Blog ComparisonsGuru AI 2026 Review: Features, Knowledge Sharing, Integrations
Guru AI 2026 Review: Features, Knowledge Sharing, Integrations
Find out what Guru AI is, how it can help your team and what you can (and can't use) it for, depending on what your business needs are.
Mile Zivkovic
Content @ Featurebase

✨ Psst... Looking for a modern & powerful alternative to Guru? Check out Featurebase →
Guru is a knowledge base tool that helps businesses manage knowledge internally and externally. You can use it to help team members find relevant information quickly or for your customers to resolve issues on their own without talking to a rep.
Under the hood of all of these operations is Guru AI: artificial intelligence that helps you organize and find that information much more quickly compared to manual search.
Today, we'll show you what Guru AI is, how it works, and whether you should start looking at Guru alternatives. 👇
What is Guru?
Guru is a knowledge-management software for organizations. It gathers a company’s docs, FAQs, policies, guides, best practices, and other internal info and stores them in a structured knowledge base.
Instead of being a static wiki that employees must explicitly browse, Guru makes that knowledge available contextually, where and when people need it (for example, directly inside messaging or work apps).
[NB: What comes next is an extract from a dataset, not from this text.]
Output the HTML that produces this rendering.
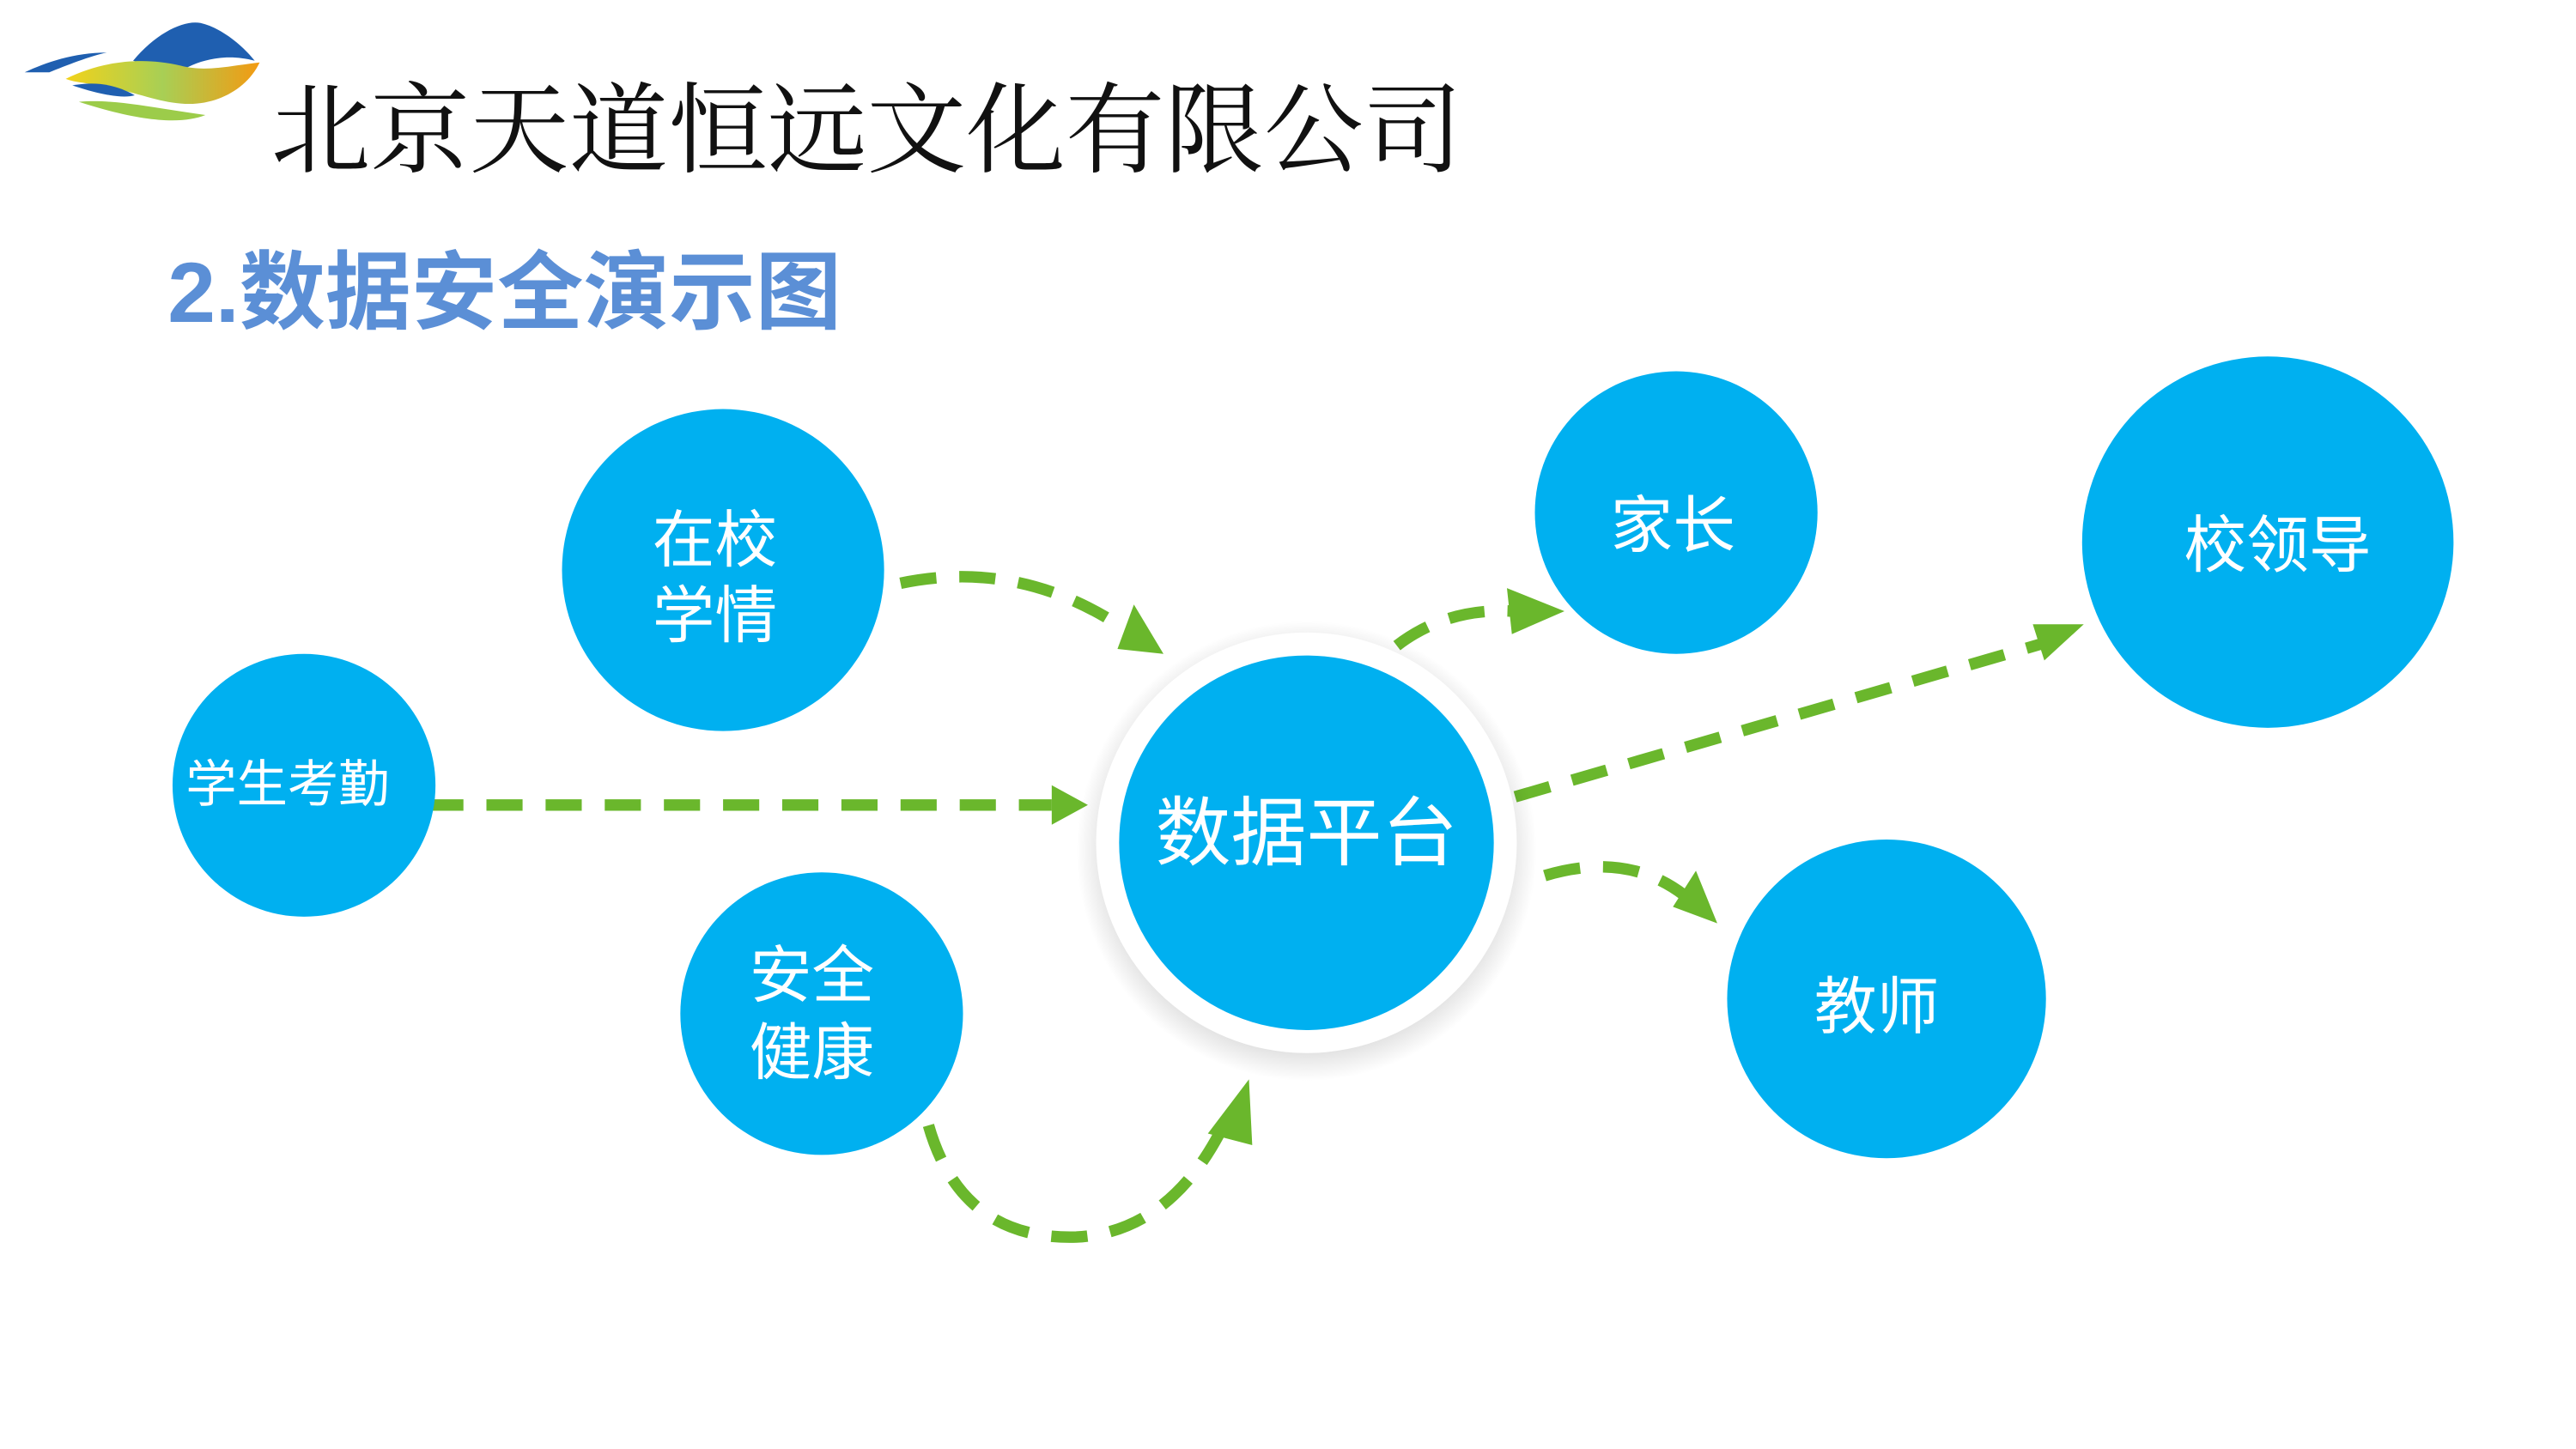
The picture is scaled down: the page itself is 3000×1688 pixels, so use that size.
<!DOCTYPE html>
<html><head><meta charset="utf-8"><style>
html,body{margin:0;padding:0;background:#fff;}
svg{display:block;}
</style></head><body>
<svg width="3000" height="1688" viewBox="0 0 1567.5 882" preserveAspectRatio="xMinYMin meet" xmlns="http://www.w3.org/2000/svg">
<defs>
<radialGradient id="sh" cx="0.5" cy="0.5" r="0.5">
<stop offset="0.8" stop-color="#000" stop-opacity="0.18"/>
<stop offset="1" stop-color="#000" stop-opacity="0"/>
</radialGradient>
<linearGradient id="mid" x1="0" x2="1"><stop offset="0" stop-color="#f2d21a"/><stop offset="0.5" stop-color="#a8cf55"/><stop offset="1" stop-color="#f39a12"/></linearGradient>
</defs>
<rect width="1567.5" height="882" fill="#fff"/>
<!-- logo -->
<path d="M81,37 C95,20 112,12 122,14 C135,17 148,28 155,37 C140,33 125,35 112,42 C100,42 90,40 81,37Z" fill="#1f5fb0"/>
<path d="M15,44 C28,38 45,32 65,32 C55,34 40,40 30,44Z" fill="#1f5fb0"/>
<path d="M40,48 C60,38 85,34 110,40 C125,44 140,40 158,38 C150,55 130,65 110,63 C95,62 80,55 60,52 C50,50 45,50 40,48Z" fill="url(#mid)"/>
<path d="M44,52 C55,50 68,50 82,58 C75,60 62,58 44,52Z" fill="#1f5fb0"/>
<path d="M48,62 C70,60 95,66 125,70 C110,76 85,74 48,62Z" fill="#9ccc4a"/>
<text x="165" y="100" font-family="'Noto Serif CJK SC','Liberation Serif',serif" font-size="60" fill="#111" textLength="725" lengthAdjust="spacingAndGlyphs">北京天道恒远文化有限公司</text>
<text x="102" y="196" font-family="'Liberation Sans','Noto Sans CJK SC',sans-serif" font-weight="bold" font-size="52" fill="#5b8fd6" textLength="410" lengthAdjust="spacingAndGlyphs">2.数据安全演示图</text>
<!-- connectors -->
<g stroke="#6ab72c" stroke-width="7" fill="none" stroke-dasharray="22 14">
<path d="M260,490 L640,490"/>
<path d="M548,355 Q620,340 683,382"/>
<path d="M565,685 Q585,755 655,753 Q710,750 742,690"/>
<path d="M850,393 Q880,370 920,372"/>
<path d="M922,485 L1242,392"/>
<path d="M940,533 Q990,518 1025,545"/>
</g>
<g fill="#6ab72c">
<polygon points="640,478 662,490 640,502"/>
<polygon points="708,398 680,395 690,368"/>
<polygon points="760,657 762,697 735,690"/>
<polygon points="952,372 920,386 917,358"/>
<polygon points="1268,380 1244,402 1237,380"/>
<polygon points="1045,562 1018,552 1032,530"/>
</g>
<!-- circles -->
<circle cx="795" cy="518" r="140" fill="url(#sh)"/>
<circle cx="795" cy="513" r="128" fill="#fff"/>
<g fill="#00b0f0">
<circle cx="440" cy="347" r="98"/>
<circle cx="185" cy="478" r="80"/>
<circle cx="500" cy="617" r="86"/>
<circle cx="795" cy="513" r="114"/>
<circle cx="1020" cy="312" r="86"/>
<circle cx="1380" cy="330" r="113"/>
<circle cx="1148" cy="608" r="97"/>
</g>
<g fill="#fff" font-family="'Liberation Sans','Noto Sans CJK SC',sans-serif" text-anchor="middle">
<text x="435" y="342" font-size="38">在校</text>
<text x="435" y="388" font-size="38">学情</text>
<text x="175" y="488" font-size="31">学生考勤</text>
<text x="494" y="607" font-size="38">安全</text>
<text x="494" y="654" font-size="38">健康</text>
<text x="795" y="523" font-size="46">数据平台</text>
<text x="1018" y="333" font-size="38">家长</text>
<text x="1386" y="345" font-size="38">校领导</text>
<text x="1142" y="626" font-size="38">教师</text>
</g>
</svg>
</body></html>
If you take a look at Guru's features, integrations, and pricing structure, it becomes obvious that the platform is primarily built for internal knowledge bases rather than public, customer-facing ones.
Here's how that works in practical terms. 👇
How Guru uses AI to surface knowledge
There is one basic principle: information exists, and your team members need to find and access it. Guru helps you do this through several different AI tools and methods.
1. Semantic search and intent matching
Guru does not rely only on keyword matches, e.g., when someone types in "reset password", they only see articles with "reset password" in the title.
Instead, Guru analyzes the meaning behind a question and connects it with related concepts across your stored knowledge. If someone searches “reset password” but the article is titled “account access recovery,” Guru can still surface the correct answer because it understands topic similarity.
This also works for long, natural language questions. Users can write full questions like “How do I refund a charge from last month?” and still get concise results.
The best part is that over time, search quality improves as teams add more confirmed content and usage signals show which answers people trust and reopen. So, the more you use Guru, the better it becomes at understanding what you need and how you search for it.
✨ Want to have your internal & public knowledge base in one place? Check out Featurebase →

2. Permission awareness and access control
Every answer Guru shows is filtered through your access rules. If a document is restricted to Finance or Legal, users outside that group will never see it in search results or suggestions. This is enforced at retrieval time, so there is no risk of exposure through search shortcuts or chat usage.
This matters most in companies where sensitive topics such as payroll, contracts, or security procedures live alongside general knowledge. Teams can safely store everything in one system without building separate silos or workarounds.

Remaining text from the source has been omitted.